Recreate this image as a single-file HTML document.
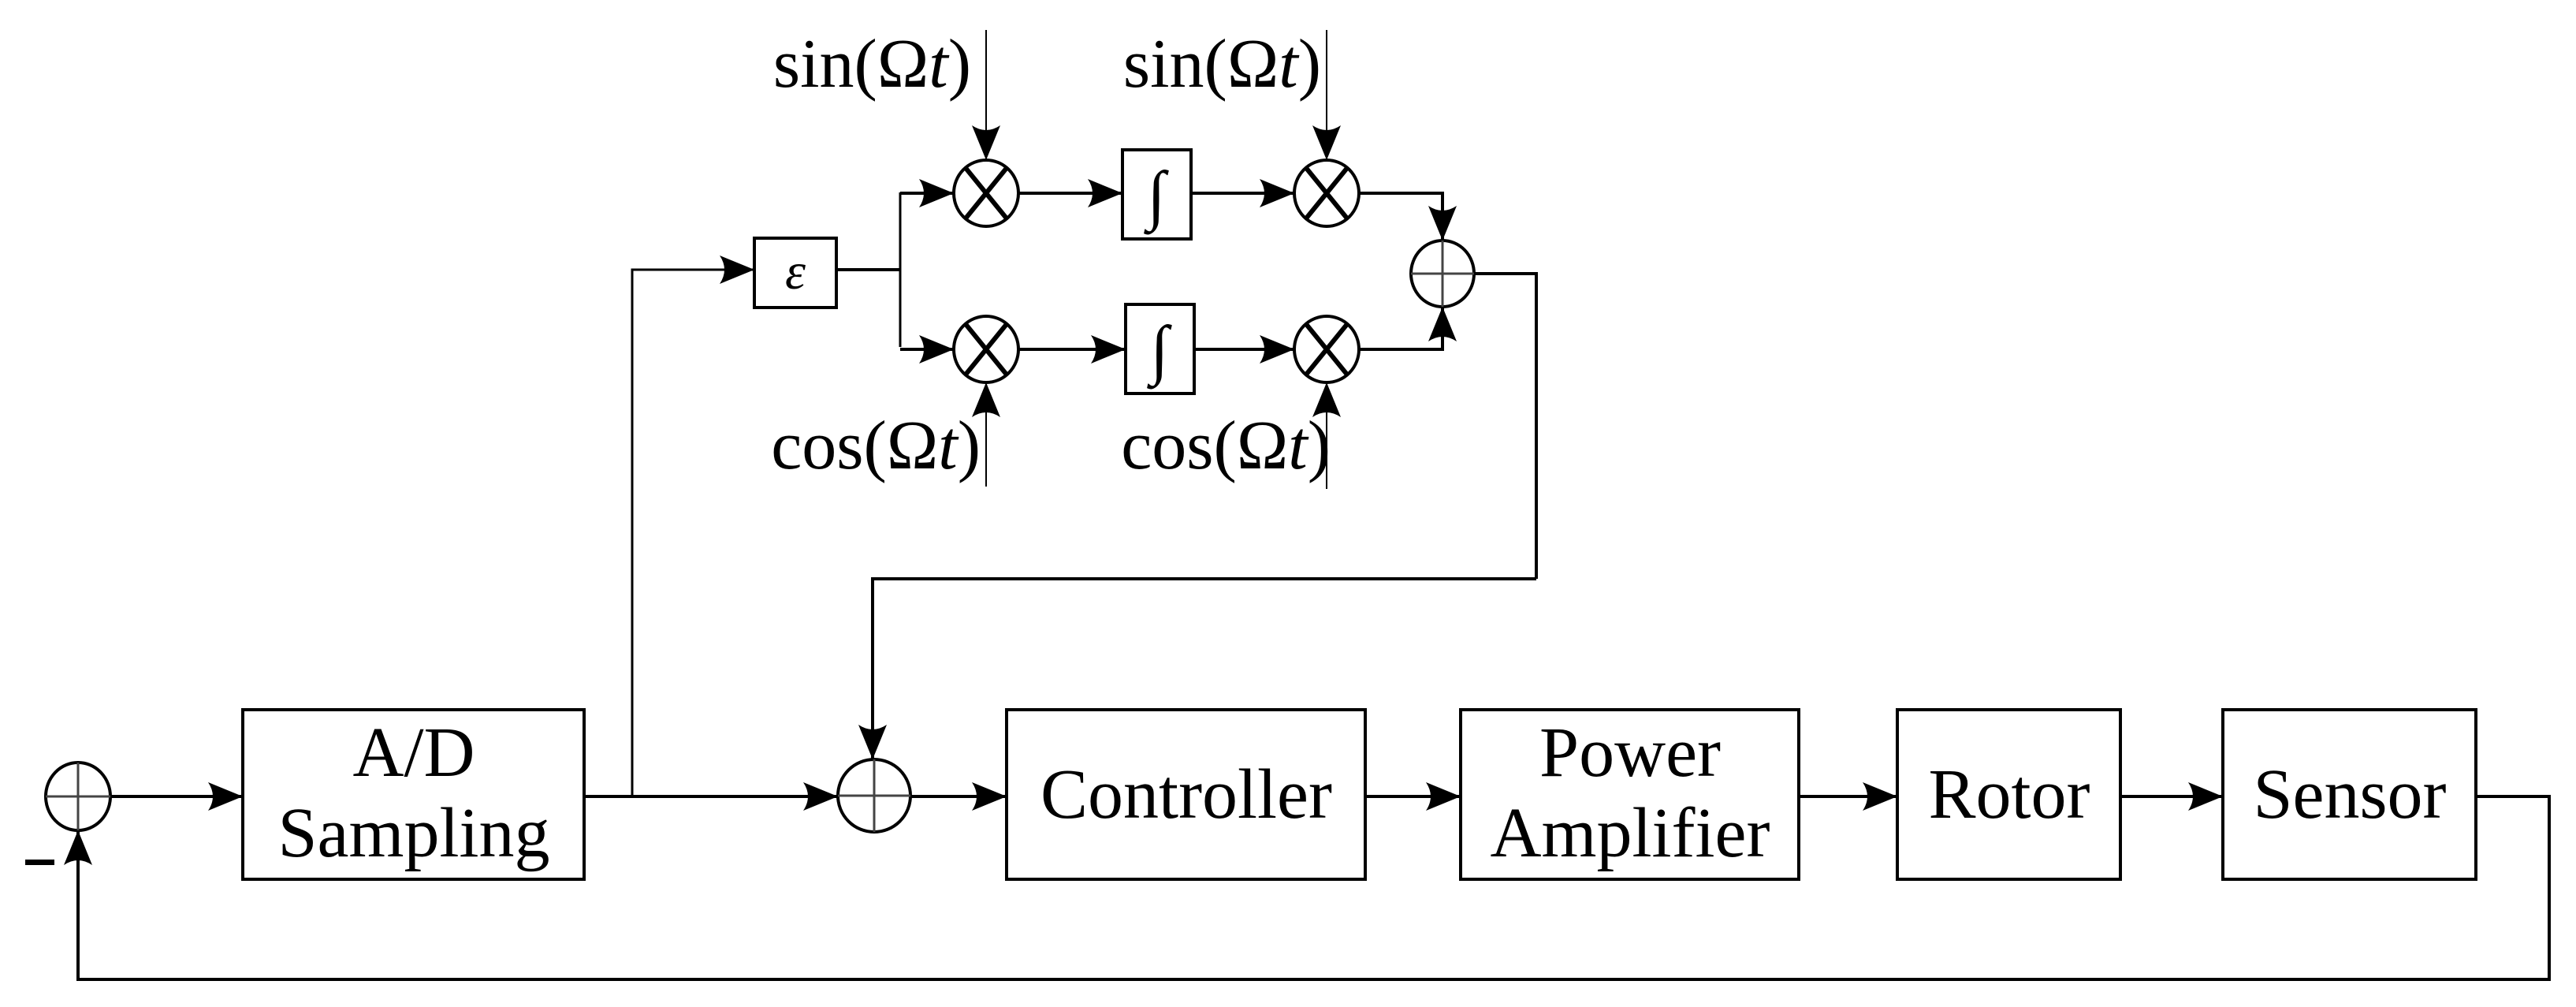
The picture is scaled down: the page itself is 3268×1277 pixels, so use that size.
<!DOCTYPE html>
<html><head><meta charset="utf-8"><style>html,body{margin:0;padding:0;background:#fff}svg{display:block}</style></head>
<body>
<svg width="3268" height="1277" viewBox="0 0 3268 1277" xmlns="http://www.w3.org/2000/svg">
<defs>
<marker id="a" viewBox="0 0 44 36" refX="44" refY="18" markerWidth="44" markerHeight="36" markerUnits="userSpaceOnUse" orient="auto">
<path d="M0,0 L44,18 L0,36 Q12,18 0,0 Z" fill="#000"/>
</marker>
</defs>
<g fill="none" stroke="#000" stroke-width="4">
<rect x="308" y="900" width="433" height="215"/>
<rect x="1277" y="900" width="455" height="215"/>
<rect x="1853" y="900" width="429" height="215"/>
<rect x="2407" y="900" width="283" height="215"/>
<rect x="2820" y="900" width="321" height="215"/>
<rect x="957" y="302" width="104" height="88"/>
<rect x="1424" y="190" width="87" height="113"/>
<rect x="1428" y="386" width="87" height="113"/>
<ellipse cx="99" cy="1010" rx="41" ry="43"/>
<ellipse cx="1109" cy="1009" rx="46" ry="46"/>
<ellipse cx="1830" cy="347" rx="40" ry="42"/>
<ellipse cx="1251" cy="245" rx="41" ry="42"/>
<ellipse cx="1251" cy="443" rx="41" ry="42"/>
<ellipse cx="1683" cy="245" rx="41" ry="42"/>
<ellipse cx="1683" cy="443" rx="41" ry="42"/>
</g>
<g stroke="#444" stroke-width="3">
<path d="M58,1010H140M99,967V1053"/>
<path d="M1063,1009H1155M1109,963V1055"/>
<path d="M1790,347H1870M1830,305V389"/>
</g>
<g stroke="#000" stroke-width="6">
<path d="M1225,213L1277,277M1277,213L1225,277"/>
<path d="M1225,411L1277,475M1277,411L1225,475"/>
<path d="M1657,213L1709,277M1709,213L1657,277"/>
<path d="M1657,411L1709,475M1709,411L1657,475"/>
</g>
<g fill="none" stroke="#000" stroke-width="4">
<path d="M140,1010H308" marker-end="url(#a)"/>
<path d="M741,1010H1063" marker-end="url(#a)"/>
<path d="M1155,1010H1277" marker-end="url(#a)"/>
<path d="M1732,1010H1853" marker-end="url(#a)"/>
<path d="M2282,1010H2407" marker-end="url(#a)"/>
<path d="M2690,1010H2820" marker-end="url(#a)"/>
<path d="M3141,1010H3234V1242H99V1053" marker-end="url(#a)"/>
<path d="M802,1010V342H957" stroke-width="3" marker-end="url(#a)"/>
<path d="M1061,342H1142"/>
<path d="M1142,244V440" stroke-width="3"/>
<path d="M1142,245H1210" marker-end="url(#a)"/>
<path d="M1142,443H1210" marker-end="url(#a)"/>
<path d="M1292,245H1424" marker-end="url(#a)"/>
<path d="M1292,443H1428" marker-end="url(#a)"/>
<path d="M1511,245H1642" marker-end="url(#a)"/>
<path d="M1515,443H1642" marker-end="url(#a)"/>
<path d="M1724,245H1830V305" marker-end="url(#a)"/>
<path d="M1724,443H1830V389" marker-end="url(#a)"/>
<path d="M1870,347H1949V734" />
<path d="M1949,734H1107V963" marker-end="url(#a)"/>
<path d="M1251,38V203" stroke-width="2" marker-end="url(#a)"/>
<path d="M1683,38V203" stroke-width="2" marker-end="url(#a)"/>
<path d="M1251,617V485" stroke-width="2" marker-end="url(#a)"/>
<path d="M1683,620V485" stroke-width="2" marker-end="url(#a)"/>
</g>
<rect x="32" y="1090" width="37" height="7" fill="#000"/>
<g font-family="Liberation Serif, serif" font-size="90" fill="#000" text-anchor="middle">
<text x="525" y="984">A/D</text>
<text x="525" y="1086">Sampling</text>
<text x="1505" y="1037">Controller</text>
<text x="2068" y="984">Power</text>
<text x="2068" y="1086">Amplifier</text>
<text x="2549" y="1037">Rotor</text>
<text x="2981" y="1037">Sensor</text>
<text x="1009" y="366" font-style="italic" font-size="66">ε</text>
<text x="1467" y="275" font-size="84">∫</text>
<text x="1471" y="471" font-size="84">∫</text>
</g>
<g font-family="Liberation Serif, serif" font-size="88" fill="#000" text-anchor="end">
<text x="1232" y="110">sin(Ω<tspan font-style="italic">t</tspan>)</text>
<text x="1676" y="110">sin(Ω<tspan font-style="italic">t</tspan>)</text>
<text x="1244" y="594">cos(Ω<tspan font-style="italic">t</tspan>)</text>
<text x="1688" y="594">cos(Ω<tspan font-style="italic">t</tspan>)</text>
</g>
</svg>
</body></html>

▸ PROBLEM TO WORK ON
Transcribe the full listing above exactly as it stands, minus the pictures.

▸ ANSWER IN FULL
Recreate this image as a single-file HTML document.
The picture is scaled down: the page itself is 3268×1277 pixels, so use that size.
<!DOCTYPE html>
<html><head><meta charset="utf-8"><style>html,body{margin:0;padding:0;background:#fff}svg{display:block}</style></head>
<body>
<svg width="3268" height="1277" viewBox="0 0 3268 1277" xmlns="http://www.w3.org/2000/svg">
<defs>
<marker id="a" viewBox="0 0 44 36" refX="44" refY="18" markerWidth="44" markerHeight="36" markerUnits="userSpaceOnUse" orient="auto">
<path d="M0,0 L44,18 L0,36 Q12,18 0,0 Z" fill="#000"/>
</marker>
</defs>
<g fill="none" stroke="#000" stroke-width="4">
<rect x="308" y="900" width="433" height="215"/>
<rect x="1277" y="900" width="455" height="215"/>
<rect x="1853" y="900" width="429" height="215"/>
<rect x="2407" y="900" width="283" height="215"/>
<rect x="2820" y="900" width="321" height="215"/>
<rect x="957" y="302" width="104" height="88"/>
<rect x="1424" y="190" width="87" height="113"/>
<rect x="1428" y="386" width="87" height="113"/>
<ellipse cx="99" cy="1010" rx="41" ry="43"/>
<ellipse cx="1109" cy="1009" rx="46" ry="46"/>
<ellipse cx="1830" cy="347" rx="40" ry="42"/>
<ellipse cx="1251" cy="245" rx="41" ry="42"/>
<ellipse cx="1251" cy="443" rx="41" ry="42"/>
<ellipse cx="1683" cy="245" rx="41" ry="42"/>
<ellipse cx="1683" cy="443" rx="41" ry="42"/>
</g>
<g stroke="#444" stroke-width="3">
<path d="M58,1010H140M99,967V1053"/>
<path d="M1063,1009H1155M1109,963V1055"/>
<path d="M1790,347H1870M1830,305V389"/>
</g>
<g stroke="#000" stroke-width="6">
<path d="M1225,213L1277,277M1277,213L1225,277"/>
<path d="M1225,411L1277,475M1277,411L1225,475"/>
<path d="M1657,213L1709,277M1709,213L1657,277"/>
<path d="M1657,411L1709,475M1709,411L1657,475"/>
</g>
<g fill="none" stroke="#000" stroke-width="4">
<path d="M140,1010H308" marker-end="url(#a)"/>
<path d="M741,1010H1063" marker-end="url(#a)"/>
<path d="M1155,1010H1277" marker-end="url(#a)"/>
<path d="M1732,1010H1853" marker-end="url(#a)"/>
<path d="M2282,1010H2407" marker-end="url(#a)"/>
<path d="M2690,1010H2820" marker-end="url(#a)"/>
<path d="M3141,1010H3234V1242H99V1053" marker-end="url(#a)"/>
<path d="M802,1010V342H957" stroke-width="3" marker-end="url(#a)"/>
<path d="M1061,342H1142"/>
<path d="M1142,244V440" stroke-width="3"/>
<path d="M1142,245H1210" marker-end="url(#a)"/>
<path d="M1142,443H1210" marker-end="url(#a)"/>
<path d="M1292,245H1424" marker-end="url(#a)"/>
<path d="M1292,443H1428" marker-end="url(#a)"/>
<path d="M1511,245H1642" marker-end="url(#a)"/>
<path d="M1515,443H1642" marker-end="url(#a)"/>
<path d="M1724,245H1830V305" marker-end="url(#a)"/>
<path d="M1724,443H1830V389" marker-end="url(#a)"/>
<path d="M1870,347H1949V734" />
<path d="M1949,734H1107V963" marker-end="url(#a)"/>
<path d="M1251,38V203" stroke-width="2" marker-end="url(#a)"/>
<path d="M1683,38V203" stroke-width="2" marker-end="url(#a)"/>
<path d="M1251,617V485" stroke-width="2" marker-end="url(#a)"/>
<path d="M1683,620V485" stroke-width="2" marker-end="url(#a)"/>
</g>
<rect x="32" y="1090" width="37" height="7" fill="#000"/>
<g font-family="Liberation Serif, serif" font-size="90" fill="#000" text-anchor="middle">
<text x="525" y="984">A/D</text>
<text x="525" y="1086">Sampling</text>
<text x="1505" y="1037">Controller</text>
<text x="2068" y="984">Power</text>
<text x="2068" y="1086">Amplifier</text>
<text x="2549" y="1037">Rotor</text>
<text x="2981" y="1037">Sensor</text>
<text x="1009" y="366" font-style="italic" font-size="66">ε</text>
<text x="1467" y="275" font-size="84">∫</text>
<text x="1471" y="471" font-size="84">∫</text>
</g>
<g font-family="Liberation Serif, serif" font-size="88" fill="#000" text-anchor="end">
<text x="1232" y="110">sin(Ω<tspan font-style="italic">t</tspan>)</text>
<text x="1676" y="110">sin(Ω<tspan font-style="italic">t</tspan>)</text>
<text x="1244" y="594">cos(Ω<tspan font-style="italic">t</tspan>)</text>
<text x="1688" y="594">cos(Ω<tspan font-style="italic">t</tspan>)</text>
</g>
</svg>
</body></html>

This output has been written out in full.